> _Objective_
With the pictures left out, copy the listing below exactly.

> _Data section_
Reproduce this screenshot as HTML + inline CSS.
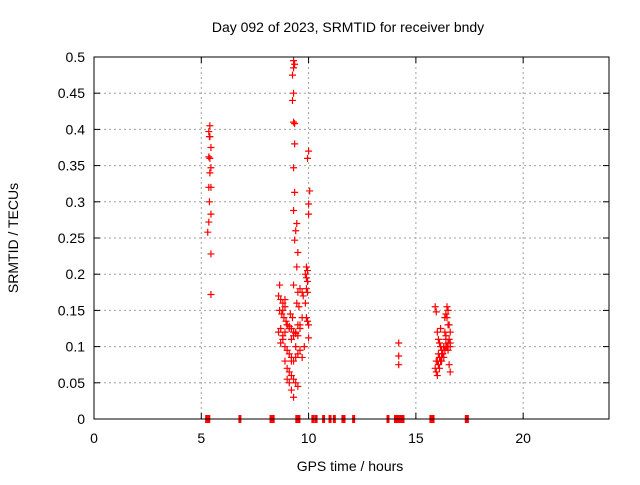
<!DOCTYPE html>
<html><head><meta charset="utf-8"><style>
body{margin:0;background:#fff;font-family:"Liberation Sans",sans-serif}
svg text{font-family:"Liberation Sans",sans-serif;font-size:14px;fill:#000}
</style></head><body>
<svg id="chart" width="640" height="480" xmlns="http://www.w3.org/2000/svg">
<rect width="640" height="480" fill="#fff"/>
<text x="348" y="32" text-anchor="middle">Day 092 of 2023, SRMTID for receiver bndy</text>
<text x="350" y="471" text-anchor="middle">GPS time / hours</text>
<text transform="translate(18,238) rotate(-90)" text-anchor="middle">SRMTID / TECUs</text>
<g id="grid"></g>
<g id="axes"></g>
<g id="pts"></g>
<rect x="94" y="57" width="515" height="362" fill="none" stroke="#000" stroke-width="1"/>
</svg>
<script>
const xTicks=[0,5,10,15,20];
const yTicks=[0,0.05,0.1,0.15,0.2,0.25,0.3,0.35,0.4,0.45,0.5];
const yTickLabels=["0","0.05","0.1","0.15","0.2","0.25","0.3","0.35","0.4","0.45","0.5"];
const hours=[5.4,5.35,5.4,5.38,5.45,5.35,5.4,5.45,5.4,5.35,5.45,5.38,5.45,5.35,5.3,5.45,5.45,
9.3,9.35,9.3,9.25,9.3,9.25,9.3,9.35,9.35,9.3,9.35,9.3,9.45,9.4,9.35,9.5,9.45,9.3,9.5,
10.0,9.95,10.05,10.0,10.0,9.9,9.95,9.85,9.9,9.95,9.9,9.95,9.85,9.9,9.95,10.0,10.0,
8.6,8.7,8.8,8.9,8.65,8.75,8.85,8.95,9.0,9.1,9.2,9.3,9.4,9.5,9.6,9.7,8.6,8.7,8.8,8.9,9.0,9.1,9.2,9.3,9.4,9.5,9.6,9.8,
8.7,8.8,8.9,9.0,9.1,9.2,9.3,9.4,9.5,9.6,9.7,8.9,9.0,9.1,9.2,9.3,9.4,9.5,9.0,9.1,9.2,9.3,9.4,9.2,9.25,8.8,9.6,9.7,8.65,8.9,9.15,9.45,9.55,9.75,
14.2,14.2,14.2,
15.9,15.95,16.0,16.05,16.1,16.15,16.2,16.25,16.3,16.35,16.4,16.45,16.5,16.55,16.6,15.9,16.0,16.1,16.2,16.3,16.4,16.5,16.6,15.95,16.05,16.15,16.25,16.35,16.45,16.55,16.0,16.1,16.2,16.3,16.4,16.5,16.6,16.05,16.2,16.35,16.5,16.45,16.55,16.15,16.25,15.95,16.4,16.6];
const values=[0.405,0.397,0.39,0.39,0.375,0.362,0.36,0.347,0.34,0.32,0.32,0.3,0.283,0.272,0.258,0.228,0.172,
0.495,0.49,0.485,0.475,0.45,0.44,0.41,0.408,0.38,0.347,0.313,0.288,0.27,0.26,0.247,0.23,0.21,0.185,0.175,
0.37,0.36,0.315,0.297,0.283,0.21,0.205,0.2,0.195,0.19,0.18,0.175,0.16,0.14,0.135,0.13,0.112,
0.17,0.165,0.16,0.155,0.15,0.145,0.14,0.135,0.13,0.128,0.125,0.12,0.118,0.115,0.13,0.14,0.12,0.125,0.115,0.12,0.13,0.125,0.11,0.115,0.12,0.13,0.125,0.1,
0.105,0.11,0.1,0.095,0.09,0.085,0.08,0.1,0.09,0.095,0.085,0.08,0.07,0.065,0.06,0.055,0.05,0.045,0.055,0.05,0.04,0.03,0.085,0.08,0.14,0.15,0.18,0.175,0.185,0.165,0.145,0.16,0.155,0.17,
0.105,0.087,0.075,
0.155,0.148,0.12,0.11,0.105,0.1,0.095,0.09,0.085,0.14,0.145,0.155,0.15,0.13,0.12,0.07,0.08,0.085,0.09,0.1,0.11,0.095,0.1,0.065,0.075,0.08,0.09,0.095,0.1,0.11,0.06,0.07,0.08,0.1,0.115,0.13,0.105,0.09,0.085,0.12,0.105,0.14,0.075,0.125,0.09,0.08,0.1,0.065,0.095];
const zeroHours=[5.25,5.3,5.35,6.8,8.25,8.3,8.35,9.45,9.5,9.55,10.2,10.35,10.7,11.0,11.2,11.6,11.65,12.1,13.7,14.05,14.1,14.15,14.2,14.25,14.3,14.35,14.4,15.7,15.75,15.8,17.35,17.4];
const X0=94,X1=609,Y0=419,Y1=57;
const sx=v=>X0+v/24*(X1-X0), sy=v=>Y0-v/0.5*(Y0-Y1);
const NS="http://www.w3.org/2000/svg";
function mk(p,t,a){const e=document.createElementNS(NS,t);for(const k in a)e.setAttribute(k,a[k]);p.appendChild(e);return e;}
const g=document.getElementById('grid'),ax=document.getElementById('axes'),pts=document.getElementById('pts');
xTicks.forEach(t=>{const x=sx(t);
 if(t>0){const l=mk(g,'line',{x1:x,y1:Y0,x2:x,y2:Y1,stroke:'#a0a0a0','stroke-dasharray':'2,3'});}
 const tk=mk(ax,'line',{x1:x,y1:Y0,x2:x,y2:Y0-6,stroke:'#000'});
 const tk2=mk(ax,'line',{x1:x,y1:Y1,x2:x,y2:Y1+6,stroke:'#000'});
 const tx=mk(ax,'text',{x:x,y:Y0+24,'text-anchor':'middle'});tx.textContent=t;});
yTicks.forEach((t,i)=>{const y=sy(t);
 if(i>0&&i<yTicks.length-1){const l=mk(g,'line',{x1:X0,y1:y,x2:X1,y2:y,stroke:'#a0a0a0','stroke-dasharray':'2,3'});}
 const tk=mk(ax,'line',{x1:X0,y1:y,x2:X0+6,y2:y,stroke:'#000'});
 const tk2=mk(ax,'line',{x1:X1,y1:y,x2:X1-6,y2:y,stroke:'#000'});
 const tx=mk(ax,'text',{x:X0-9,y:y+5,'text-anchor':'end'});tx.textContent=yTickLabels[i];});
function plus(h,v){const x=sx(h),y=sy(v);
 const p=mk(pts,'path',{d:`M${x-3.5},${y}H${x+3.5}M${x},${y-3.5}V${y+3.5}`,stroke:'#f00','stroke-width':1.2,fill:'none'});
 }
function zeroMark(h){const x=sx(h),y=sy(0);
 const r=mk(pts,'rect',{x:x-1.5,y:y-4,width:3,height:8,fill:'#f00'});
 }
hours.forEach((h,i)=>plus(h,values[i]));
zeroHours.forEach(h=>zeroMark(h));
</script>
</body></html>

> _Output for this task_
Reproduce this screenshot as HTML + inline CSS.
<!DOCTYPE html>
<html><head><meta charset="utf-8"><style>
body{margin:0;background:#fff;font-family:"Liberation Sans",sans-serif}
svg text{font-family:"Liberation Sans",sans-serif;font-size:14px;fill:#000}
</style></head><body>
<svg id="chart" width="640" height="480" xmlns="http://www.w3.org/2000/svg">
<rect width="640" height="480" fill="#fff"/>
<text x="348" y="32" text-anchor="middle">Day 092 of 2023, SRMTID for receiver bndy</text>
<text x="350" y="471" text-anchor="middle">GPS time / hours</text>
<text transform="translate(18,238) rotate(-90)" text-anchor="middle">SRMTID / TECUs</text>
<g id="grid"></g>
<g id="axes"></g>
<g id="pts"></g>
<rect x="94" y="57" width="515" height="362" fill="none" stroke="#000" stroke-width="1"/>
</svg>
<script>
const xTicks=[0,5,10,15,20];
const yTicks=[0,0.05,0.1,0.15,0.2,0.25,0.3,0.35,0.4,0.45,0.5];
const yTickLabels=["0","0.05","0.1","0.15","0.2","0.25","0.3","0.35","0.4","0.45","0.5"];
const hours=[5.4,5.35,5.4,5.38,5.45,5.35,5.4,5.45,5.4,5.35,5.45,5.38,5.45,5.35,5.3,5.45,5.45,
9.3,9.35,9.3,9.25,9.3,9.25,9.3,9.35,9.35,9.3,9.35,9.3,9.45,9.4,9.35,9.5,9.45,9.3,9.5,
10.0,9.95,10.05,10.0,10.0,9.9,9.95,9.85,9.9,9.95,9.9,9.95,9.85,9.9,9.95,10.0,10.0,
8.6,8.7,8.8,8.9,8.65,8.75,8.85,8.95,9.0,9.1,9.2,9.3,9.4,9.5,9.6,9.7,8.6,8.7,8.8,8.9,9.0,9.1,9.2,9.3,9.4,9.5,9.6,9.8,
8.7,8.8,8.9,9.0,9.1,9.2,9.3,9.4,9.5,9.6,9.7,8.9,9.0,9.1,9.2,9.3,9.4,9.5,9.0,9.1,9.2,9.3,9.4,9.2,9.25,8.8,9.6,9.7,8.65,8.9,9.15,9.45,9.55,9.75,
14.2,14.2,14.2,
15.9,15.95,16.0,16.05,16.1,16.15,16.2,16.25,16.3,16.35,16.4,16.45,16.5,16.55,16.6,15.9,16.0,16.1,16.2,16.3,16.4,16.5,16.6,15.95,16.05,16.15,16.25,16.35,16.45,16.55,16.0,16.1,16.2,16.3,16.4,16.5,16.6,16.05,16.2,16.35,16.5,16.45,16.55,16.15,16.25,15.95,16.4,16.6];
const values=[0.405,0.397,0.39,0.39,0.375,0.362,0.36,0.347,0.34,0.32,0.32,0.3,0.283,0.272,0.258,0.228,0.172,
0.495,0.49,0.485,0.475,0.45,0.44,0.41,0.408,0.38,0.347,0.313,0.288,0.27,0.26,0.247,0.23,0.21,0.185,0.175,
0.37,0.36,0.315,0.297,0.283,0.21,0.205,0.2,0.195,0.19,0.18,0.175,0.16,0.14,0.135,0.13,0.112,
0.17,0.165,0.16,0.155,0.15,0.145,0.14,0.135,0.13,0.128,0.125,0.12,0.118,0.115,0.13,0.14,0.12,0.125,0.115,0.12,0.13,0.125,0.11,0.115,0.12,0.13,0.125,0.1,
0.105,0.11,0.1,0.095,0.09,0.085,0.08,0.1,0.09,0.095,0.085,0.08,0.07,0.065,0.06,0.055,0.05,0.045,0.055,0.05,0.04,0.03,0.085,0.08,0.14,0.15,0.18,0.175,0.185,0.165,0.145,0.16,0.155,0.17,
0.105,0.087,0.075,
0.155,0.148,0.12,0.11,0.105,0.1,0.095,0.09,0.085,0.14,0.145,0.155,0.15,0.13,0.12,0.07,0.08,0.085,0.09,0.1,0.11,0.095,0.1,0.065,0.075,0.08,0.09,0.095,0.1,0.11,0.06,0.07,0.08,0.1,0.115,0.13,0.105,0.09,0.085,0.12,0.105,0.14,0.075,0.125,0.09,0.08,0.1,0.065,0.095];
const zeroHours=[5.25,5.3,5.35,6.8,8.25,8.3,8.35,9.45,9.5,9.55,10.2,10.35,10.7,11.0,11.2,11.6,11.65,12.1,13.7,14.05,14.1,14.15,14.2,14.25,14.3,14.35,14.4,15.7,15.75,15.8,17.35,17.4];
const X0=94,X1=609,Y0=419,Y1=57;
const sx=v=>X0+v/24*(X1-X0), sy=v=>Y0-v/0.5*(Y0-Y1);
const NS="http://www.w3.org/2000/svg";
function mk(p,t,a){const e=document.createElementNS(NS,t);for(const k in a)e.setAttribute(k,a[k]);p.appendChild(e);return e;}
const g=document.getElementById('grid'),ax=document.getElementById('axes'),pts=document.getElementById('pts');
xTicks.forEach(t=>{const x=sx(t);
 if(t>0){const l=mk(g,'line',{x1:x,y1:Y0,x2:x,y2:Y1,stroke:'#a0a0a0','stroke-dasharray':'2,3'});}
 const tk=mk(ax,'line',{x1:x,y1:Y0,x2:x,y2:Y0-6,stroke:'#000'});
 const tk2=mk(ax,'line',{x1:x,y1:Y1,x2:x,y2:Y1+6,stroke:'#000'});
 const tx=mk(ax,'text',{x:x,y:Y0+24,'text-anchor':'middle'});tx.textContent=t;});
yTicks.forEach((t,i)=>{const y=sy(t);
 if(i>0&&i<yTicks.length-1){const l=mk(g,'line',{x1:X0,y1:y,x2:X1,y2:y,stroke:'#a0a0a0','stroke-dasharray':'2,3'});}
 const tk=mk(ax,'line',{x1:X0,y1:y,x2:X0+6,y2:y,stroke:'#000'});
 const tk2=mk(ax,'line',{x1:X1,y1:y,x2:X1-6,y2:y,stroke:'#000'});
 const tx=mk(ax,'text',{x:X0-9,y:y+5,'text-anchor':'end'});tx.textContent=yTickLabels[i];});
function plus(h,v){const x=sx(h),y=sy(v);
 const p=mk(pts,'path',{d:`M${x-3.5},${y}H${x+3.5}M${x},${y-3.5}V${y+3.5}`,stroke:'#f00','stroke-width':1.2,fill:'none'});
 }
function zeroMark(h){const x=sx(h),y=sy(0);
 const r=mk(pts,'rect',{x:x-1.5,y:y-4,width:3,height:8,fill:'#f00'});
 }
hours.forEach((h,i)=>plus(h,values[i]));
zeroHours.forEach(h=>zeroMark(h));
</script>
</body></html>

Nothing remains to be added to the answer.